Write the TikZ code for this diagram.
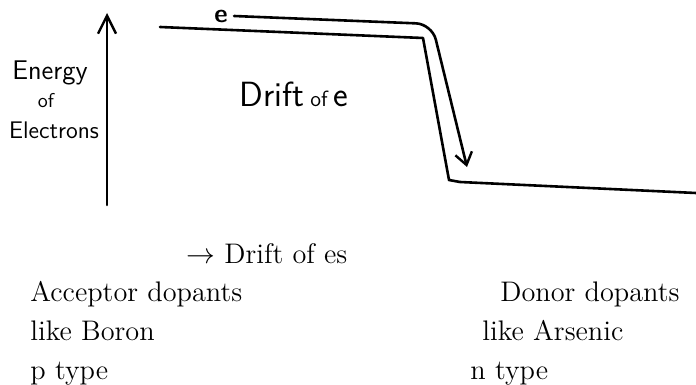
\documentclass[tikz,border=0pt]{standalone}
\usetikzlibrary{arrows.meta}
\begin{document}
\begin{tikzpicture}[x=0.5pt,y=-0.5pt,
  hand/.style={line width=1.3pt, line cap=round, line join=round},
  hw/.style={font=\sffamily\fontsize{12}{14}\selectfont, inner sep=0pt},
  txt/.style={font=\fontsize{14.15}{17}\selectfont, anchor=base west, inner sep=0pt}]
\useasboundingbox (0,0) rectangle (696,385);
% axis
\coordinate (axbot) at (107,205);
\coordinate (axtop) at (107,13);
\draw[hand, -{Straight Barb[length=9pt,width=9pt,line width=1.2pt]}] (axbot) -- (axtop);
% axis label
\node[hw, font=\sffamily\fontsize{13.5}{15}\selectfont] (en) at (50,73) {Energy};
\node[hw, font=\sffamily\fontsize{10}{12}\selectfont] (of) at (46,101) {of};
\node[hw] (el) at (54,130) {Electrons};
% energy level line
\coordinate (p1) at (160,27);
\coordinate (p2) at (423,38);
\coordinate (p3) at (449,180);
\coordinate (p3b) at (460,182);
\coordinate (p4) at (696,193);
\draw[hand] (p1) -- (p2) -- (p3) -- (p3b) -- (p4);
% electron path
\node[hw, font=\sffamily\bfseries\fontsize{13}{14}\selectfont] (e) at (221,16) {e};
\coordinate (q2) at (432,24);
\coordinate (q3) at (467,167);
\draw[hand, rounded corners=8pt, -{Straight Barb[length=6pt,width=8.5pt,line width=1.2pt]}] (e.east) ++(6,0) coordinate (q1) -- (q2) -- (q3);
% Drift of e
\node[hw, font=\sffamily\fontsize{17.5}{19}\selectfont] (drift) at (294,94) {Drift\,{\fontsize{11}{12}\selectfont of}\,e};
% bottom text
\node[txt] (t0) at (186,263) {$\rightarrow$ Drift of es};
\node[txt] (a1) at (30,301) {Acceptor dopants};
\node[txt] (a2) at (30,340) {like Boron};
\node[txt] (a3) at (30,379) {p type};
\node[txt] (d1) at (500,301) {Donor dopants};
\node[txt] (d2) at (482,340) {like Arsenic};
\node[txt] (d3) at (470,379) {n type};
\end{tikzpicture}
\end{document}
********
BRIEF> All the lines above are to be given again exactly as they read, with the pictures removed.

EXERCISE OUTPUT>
Write the TikZ code for this diagram.
\documentclass[tikz,border=0pt]{standalone}
\usetikzlibrary{arrows.meta}
\begin{document}
\begin{tikzpicture}[x=0.5pt,y=-0.5pt,
  hand/.style={line width=1.3pt, line cap=round, line join=round},
  hw/.style={font=\sffamily\fontsize{12}{14}\selectfont, inner sep=0pt},
  txt/.style={font=\fontsize{14.15}{17}\selectfont, anchor=base west, inner sep=0pt}]
\useasboundingbox (0,0) rectangle (696,385);
% axis
\coordinate (axbot) at (107,205);
\coordinate (axtop) at (107,13);
\draw[hand, -{Straight Barb[length=9pt,width=9pt,line width=1.2pt]}] (axbot) -- (axtop);
% axis label
\node[hw, font=\sffamily\fontsize{13.5}{15}\selectfont] (en) at (50,73) {Energy};
\node[hw, font=\sffamily\fontsize{10}{12}\selectfont] (of) at (46,101) {of};
\node[hw] (el) at (54,130) {Electrons};
% energy level line
\coordinate (p1) at (160,27);
\coordinate (p2) at (423,38);
\coordinate (p3) at (449,180);
\coordinate (p3b) at (460,182);
\coordinate (p4) at (696,193);
\draw[hand] (p1) -- (p2) -- (p3) -- (p3b) -- (p4);
% electron path
\node[hw, font=\sffamily\bfseries\fontsize{13}{14}\selectfont] (e) at (221,16) {e};
\coordinate (q2) at (432,24);
\coordinate (q3) at (467,167);
\draw[hand, rounded corners=8pt, -{Straight Barb[length=6pt,width=8.5pt,line width=1.2pt]}] (e.east) ++(6,0) coordinate (q1) -- (q2) -- (q3);
% Drift of e
\node[hw, font=\sffamily\fontsize{17.5}{19}\selectfont] (drift) at (294,94) {Drift\,{\fontsize{11}{12}\selectfont of}\,e};
% bottom text
\node[txt] (t0) at (186,263) {$\rightarrow$ Drift of es};
\node[txt] (a1) at (30,301) {Acceptor dopants};
\node[txt] (a2) at (30,340) {like Boron};
\node[txt] (a3) at (30,379) {p type};
\node[txt] (d1) at (500,301) {Donor dopants};
\node[txt] (d2) at (482,340) {like Arsenic};
\node[txt] (d3) at (470,379) {n type};
\end{tikzpicture}
\end{document}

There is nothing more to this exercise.